If you missed the appearance, here it is in full. The committee: "They said you were lying." James Murdoch: "They're lying." Eight years ago, Chris Bryant MP asked a pertinent question of Rebekah Brooks, or Wade as she was at the time, and – by accident – she told him the truth. They have learnt that lesson well, at News International.
Here we still are, harrowing the same acre. In the two-and-a-half-hour grilling (or poaching or lightly steaming) MPs asked Murdoch a series of questions to which the answer was No: "Do you feel humbled?" "Are you incompetent?" "Have you misled the committee?" "Is it in the public interest to tell lies?" And "will you guarantee to publicise every nefarious activity your company has been involved in?"

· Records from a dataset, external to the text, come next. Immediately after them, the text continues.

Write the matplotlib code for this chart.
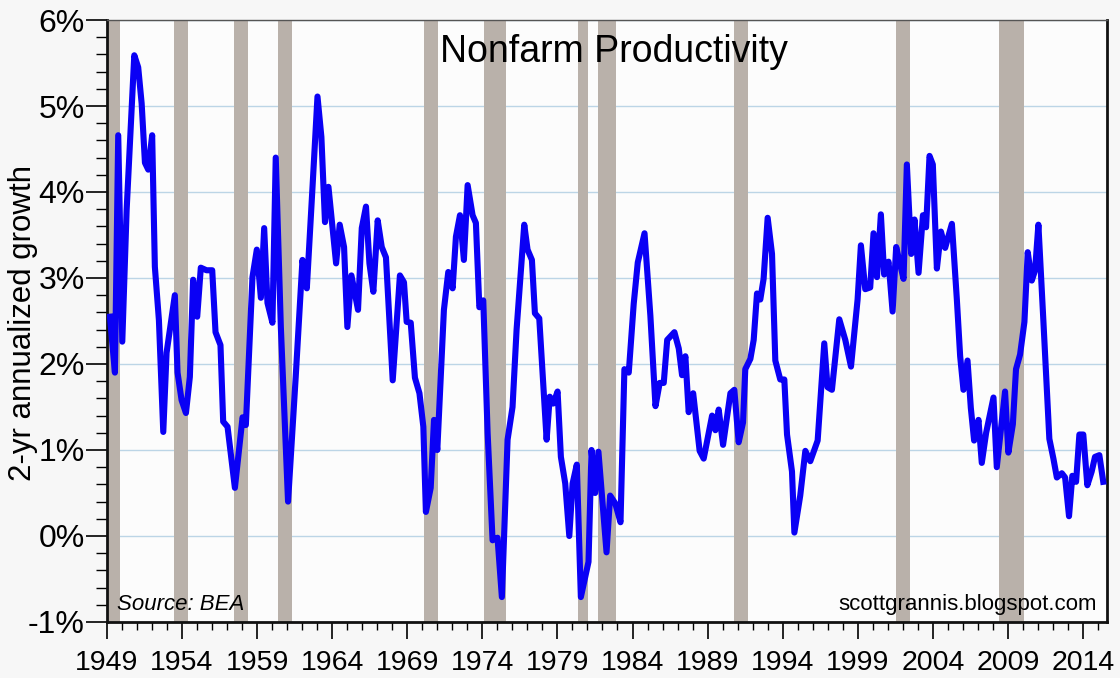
import numpy as np
import matplotlib
matplotlib.use("Agg")
import matplotlib.pyplot as plt
from matplotlib.ticker import MultipleLocator, FuncFormatter

# turning points of the series (year, % 2-yr annualized growth)
years = [1949.20, 1949.53, 1949.75, 1950.02, 1950.31, 1950.82, 1951.08, 1951.31, 1951.53, 1951.75,
         1952.01, 1952.19, 1952.46, 1952.75, 1952.97, 1953.52, 1953.70, 1953.97, 1954.26, 1954.52,
         1954.74, 1955.01, 1955.25, 1955.63, 1956.01, 1956.23, 1956.56, 1956.74, 1957.03, 1957.52,
         1958.03, 1958.25, 1958.69, 1958.98, 1959.25, 1959.47, 1959.69, 1960.02, 1960.24, 1960.58,
         1961.06, 1961.57, 1962.02, 1962.31, 1962.69, 1963.02, 1963.28, 1963.52, 1963.75, 1964.26,
         1964.50, 1964.79, 1965.01, 1965.28, 1965.72, 1965.97, 1966.25, 1966.48, 1966.74, 1967.03,
         1967.30, 1967.58, 1968.03, 1968.51, 1968.78, 1968.96, 1969.23, 1969.51, 1969.81, 1970.07,
         1970.24, 1970.56, 1970.78, 1971.00, 1971.44, 1971.73, 1972.02, 1972.24, 1972.51, 1972.77,
         1973.02, 1973.35, 1973.57, 1973.80, 1974.06, 1974.35, 1974.68, 1975.01, 1975.30, 1975.68,
         1976.01, 1976.28, 1976.79, 1977.01, 1977.30, 1977.50, 1977.79, 1978.28, 1978.49, 1978.72,
         1979.01, 1979.23, 1979.52, 1979.79, 1980.01, 1980.29, 1980.56, 1981.07, 1981.27, 1981.51,
         1981.73, 1982.27, 1982.51, 1982.85, 1983.20, 1983.46, 1983.75, 1984.08, 1984.35, 1984.80,
         1985.19, 1985.53, 1985.81, 1986.08, 1986.31, 1986.79, 1987.08, 1987.30, 1987.52, 1987.74,
         1988.04, 1988.47, 1988.74, 1989.30, 1989.52, 1989.74, 1990.03, 1990.52, 1990.78, 1991.07,
         1991.36, 1991.51, 1991.85, 1992.07, 1992.29, 1992.51, 1992.73, 1993.00, 1993.29, 1993.51,
         1993.84, 1994.11, 1994.29, 1994.62, 1994.78, 1995.17, 1995.51, 1995.84, 1996.33, 1996.77,
         1996.99, 1997.28, 1997.77, 1998.17, 1998.55, 1998.99, 1999.21, 1999.50, 1999.83, 2000.05,
         2000.28, 2000.54, 2000.76, 2001.05, 2001.32, 2001.56, 2001.78, 2002.05, 2002.27, 2002.56,
         2002.78, 2003.05, 2003.34, 2003.55, 2003.78, 2004.00, 2004.27, 2004.54, 2004.82, 2005.27,
         2005.60, 2005.82, 2006.04, 2006.31, 2006.53, 2006.75, 2007.04, 2007.26, 2007.55, 2008.04,
         2008.26, 2008.81, 2009.03, 2009.33, 2009.54, 2009.81, 2010.10, 2010.32, 2010.59, 2010.81,
         2011.03, 2011.36, 2011.76, 2012.03, 2012.26, 2012.59, 2012.81, 2013.07, 2013.29, 2013.54,
         2013.76, 2014.02, 2014.29, 2014.58, 2014.80, 2015.09, 2015.35]
growth = [2.55, 1.90, 4.66, 2.26, 3.79, 5.59, 5.45, 5.03, 4.34, 4.26,
          4.66, 3.13, 2.51, 1.21, 2.13, 2.80, 1.90, 1.58, 1.43, 1.85,
          2.98, 2.55, 3.12, 3.09, 3.09, 2.37, 2.22, 1.33, 1.27, 0.56,
          1.38, 1.29, 3.01, 3.33, 2.77, 3.58, 2.71, 2.48, 4.40, 2.43,
          0.40, 1.85, 3.21, 2.88, 4.06, 5.11, 4.64, 3.65, 4.06, 3.17,
          3.62, 3.36, 2.43, 3.03, 2.63, 3.58, 3.83, 3.17, 2.84, 3.67,
          3.36, 3.24, 1.81, 3.03, 2.95, 2.49, 2.48, 1.84, 1.66, 1.27,
          0.28, 0.56, 1.35, 1.00, 2.63, 3.07, 2.88, 3.48, 3.73, 3.21,
          4.08, 3.73, 3.64, 2.66, 2.74, 1.20, -0.05, -0.02, -0.71, 1.12,
          1.50, 2.40, 3.62, 3.33, 3.21, 2.59, 2.53, 1.12, 1.62, 1.54,
          1.68, 0.92, 0.61, 0.00, 0.61, 0.83, -0.71, -0.30, 1.00, 0.50,
          0.98, -0.19, 0.47, 0.38, 0.16, 1.94, 1.90, 2.70, 3.18, 3.52,
          2.56, 1.51, 1.78, 1.78, 2.28, 2.37, 2.18, 1.87, 2.09, 1.44,
          1.66, 0.99, 0.90, 1.40, 1.23, 1.47, 1.06, 1.66, 1.70, 1.09,
          1.32, 1.94, 2.06, 2.28, 2.82, 2.75, 2.99, 3.70, 3.28, 2.04,
          1.82, 1.82, 1.18, 0.75, 0.04, 0.47, 0.99, 0.87, 1.11, 2.24,
          1.73, 1.70, 2.52, 2.28, 1.97, 2.75, 3.38, 2.87, 2.89, 3.52,
          3.01, 3.74, 3.04, 3.19, 2.61, 3.36, 3.19, 2.99, 4.32, 3.28,
          3.68, 3.06, 3.73, 3.59, 4.42, 4.32, 3.11, 3.54, 3.35, 3.63,
          2.75, 2.09, 1.70, 2.04, 1.49, 1.11, 1.35, 0.85, 1.20, 1.61,
          0.80, 1.68, 0.97, 1.30, 1.94, 2.11, 2.49, 3.30, 2.97, 3.09,
          3.62, 2.51, 1.13, 0.90, 0.68, 0.73, 0.68, 0.23, 0.70, 0.63,
          1.18, 1.18, 0.59, 0.75, 0.92, 0.94, 0.63]

# recession bars as drawn on the chart
rec_start = [1948.90, 1953.48, 1957.47, 1960.40, 1970.11, 1974.10, 1980.36, 1981.69, 1990.74, 2001.56, 2008.43]
rec_end = [1949.90, 1954.41, 1958.40, 1961.35, 1971.04, 1975.55, 1981.02, 1982.91, 1991.67, 2002.45, 2010.08]

x_labels = list(range(1949, 2015, 5))
title = "Nonfarm Productivity"

fam = ['Liberation Sans', 'DejaVu Sans']
plt.rcParams['font.family'] = fam

fig = plt.figure(figsize=(11.2, 6.78), dpi=100, facecolor='#f7f7f7')
ax = fig.add_axes([0.0955, 0.0826, 0.8925, 0.8879])
ax.set_facecolor('#fcfcfc')

for s, e in zip(rec_start, rec_end):
    ax.axvspan(s, e, color='#b9b1aa', lw=0, zorder=1)

ax.yaxis.grid(True, which='major', color='#bcd5e6', lw=1.0, zorder=0)
ax.set_axisbelow(True)

ax.plot(years, growth, color='#0a00f5', lw=4.4, solid_joinstyle='round', zorder=3)

ax.set_xlim(1949, 2015.57)
ax.set_ylim(-1, 6)

ax.set_xticks(x_labels)
ax.set_xticklabels([str(y) for y in x_labels], fontsize=20.5)
ax.xaxis.set_minor_locator(MultipleLocator(1))
ax.yaxis.set_major_locator(MultipleLocator(1))
ax.yaxis.set_minor_locator(MultipleLocator(0.2))
ax.yaxis.set_major_formatter(FuncFormatter(lambda v, p: f"{v:.0f}%"))
ax.tick_params(axis='y', which='major', labelsize=23, length=15, width=1.2, direction='out', pad=1)
ax.tick_params(axis='y', which='minor', length=8, width=1, direction='out')
ax.tick_params(axis='x', which='major', length=12, width=1.2, direction='out', pad=8)
ax.tick_params(axis='x', which='minor', length=6, width=1, direction='out')

for side in ['left', 'bottom', 'right']:
    ax.spines[side].set_linewidth(2)
    ax.spines[side].set_color('#111111')
ax.spines['top'].set_linewidth(1)
ax.spines['top'].set_color('#555555')

ax.set_ylabel("2-yr annualized growth", fontsize=22.5)
ax.yaxis.set_label_coords(-0.069, 0.497)
ax.text(0.507, 0.977, title, transform=ax.transAxes, ha='center', va='top', fontsize=27)
ax.text(0.01, 0.012, "Source: BEA", transform=ax.transAxes, ha='left', va='bottom',
        fontsize=16, style='italic')
ax.text(0.99, 0.012, "scottgrannis.blogspot.com", transform=ax.transAxes, ha='right', va='bottom',
        fontsize=16)

fig.savefig("out.png", dpi=100, facecolor=fig.get_facecolor())
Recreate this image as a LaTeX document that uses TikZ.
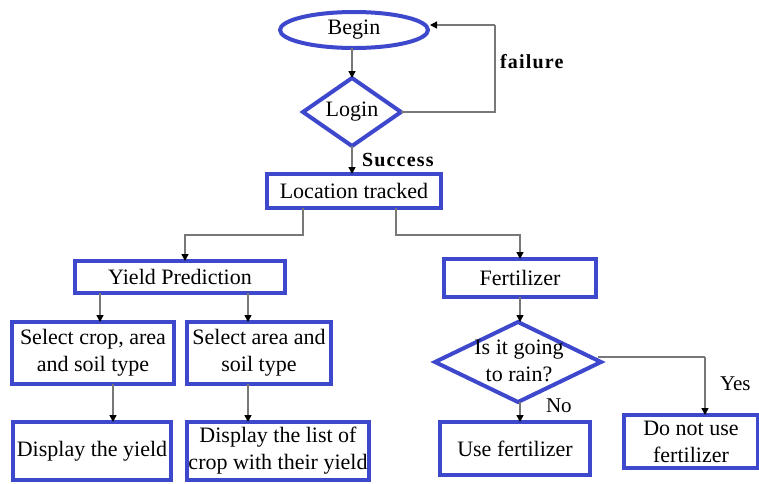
\documentclass[tikz,border=0pt]{standalone}
\usepackage{fontspec}
\setmainfont{Liberation Serif}
\newfontfamily\tms{Liberation Serif}
\newfontfamily\tmsw[LetterSpace=6]{Liberation Serif}
\usetikzlibrary{shapes.geometric,arrows.meta}
\definecolor{fblue}{RGB}{62,72,204}
\definecolor{lgray}{RGB}{120,120,120}
\begin{document}
\begin{tikzpicture}[x=1pt,y=-1pt,
  every node/.style={inner sep=0pt, outer sep=0pt, align=center, font=\tms\fontsize{22}{27}\selectfont},
  box/.style={draw=fblue, line width=4pt, rectangle},
  dia/.style={draw=fblue, line width=4pt, diamond},
  lbl/.style={font=\tmsw\fontsize{20}{22}\selectfont\bfseries},
  plain/.style={font=\tms\fontsize{21}{22}\selectfont},
  conn/.style={draw=lgray, line width=1.4pt, -{Triangle[length=7pt,width=7pt,fill=black,color=black]}},
  line/.style={draw=lgray, line width=1.4pt}]
\useasboundingbox (0,0) rectangle (759,483);
\node[draw=fblue, line width=4pt, ellipse, minimum width=148pt, minimum height=36pt] (begin) at (354,30) {Begin};
\node[dia, minimum width=98pt, minimum height=68pt] (login) at (352,112) {};
\node (logintxt) at (352,112) {Login};
\node[box, minimum width=174pt, minimum height=34pt] (loc) at (354,191) {Location tracked};
\node[box, minimum width=210pt, minimum height=32pt] (yield) at (180,277) {Yield Prediction};
\node[box, minimum width=152pt, minimum height=38pt] (fert) at (520,278) {Fertilizer};
\node[box, minimum width=162pt, minimum height=62pt] (selcrop) at (93,353) {Select crop, area\\and soil type};
\node[box, minimum width=144pt, minimum height=62pt] (selarea) at (259,353) {Select area and\\soil type};
\node[box, minimum width=158pt, minimum height=58pt] (dispyield) at (92,451) {Display the yield};
\node[box, minimum width=182pt, minimum height=58pt] (displist) at (278,451) {Display the list of\\crop with their yield};
\node[dia, minimum width=166pt, minimum height=80pt] (rain) at (518,362) {};
\node (raintxt) at (519,361) {Is it going\\to rain?};
\node[box, minimum width=150pt, minimum height=53pt] (usefert) at (515,448.5) {Use fertilizer};
\node[box, minimum width=134pt, minimum height=53pt] (donot) at (691,441.5) {Do not use\\fertilizer};
% labels
\node[lbl, anchor=west] (failure) at (500,62) {failure};
\node[lbl, anchor=west] (success) at (362,160) {Success};
\node[plain, anchor=west] (yes) at (720,384) {Yes};
\node[plain, anchor=west] (no) at (546,406) {No};
% connectors
\draw[conn] (begin.south -| login) -- (login.north);
\draw[conn] (login.south) -- (loc.north -| login);
\coordinate (fl1) at (495,112);
\coordinate (fl2) at (495,25);
\draw[line] (login.east) -- (fl1) -- (fl2);
\draw[conn] (fl2) -- (430,25);
\coordinate (ly1) at (303,208);
\coordinate (ly2) at (303,235);
\coordinate (ly3) at (185,235);
\draw[conn] (ly1) -- (ly2) -- (ly3) -- (yield.north -| ly3);
\coordinate (rf1) at (396,208);
\coordinate (rf2) at (396,235);
\coordinate (rf3) at (520,235);
\draw[conn] (rf1) -- (rf2) -- (rf3) -- (fert.north);
\draw[conn] (yield.south -| 100,0) -- (selcrop.north -| 100,0);
\draw[conn] (yield.south -| 248,0) -- (selarea.north -| 248,0);
\draw[conn] (selcrop.south -| 113,0) -- (dispyield.north -| 113,0);
\draw[conn] (selarea.south -| 248,0) -- (displist.north -| 248,0);
\draw[conn] (fert.south) -- (rain.north -| fert);
\coordinate (ry1) at (705,357);
\draw[line] (598,357) -- (ry1);
\draw[conn] (ry1) -- (donot.north -| ry1);
\draw[conn] (rain.south -| 520,0) -- (usefert.north -| 520,0);
\end{tikzpicture}
\end{document}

Tom Watson asked him the most implausible one: "Are you the first mafia boss in history that doesn't realise he's running a criminal empire?" It was the meringue pie moment. People gasped, audibly. That lot were never the mafia – J Edgar Hoover at best. If best is the word.
Watson had another Perry Mason moment. As Murdoch wasn't answering his questions in the right way, ("I did it all, and I don't care! Ha ha ha!") Watson said, "I wasn't going to do this but..." And as we leaned forward, "... I have spoken to Neville Thurlbeck." Sensation in court! "It was a private conversation but it is in the public interest to disclose it." Treachery! Greater sensation!
He read out – too quickly for older observers – an account of a conversation between various parties (Paul Farrelly had to interrupt to identify them) about crucial information that was to be presented to Murdoch.
It must be worth repeating that MPs are just not equipped to despatch this level of business. They asked their long, ruminative questions. They asked Murdoch to speculate on what other witnesses might have said to each other. They failed to assemble the circumstances of the circumstantial case. They relied on outraged incredulity ("it is inconceivable that"). Ms Mensch went off to pick up her children ("the same age as yours," she told Murdoch).
Are they humbled enough to admit their limits and appoint counsel to get what they want? Another question to which the answer is No.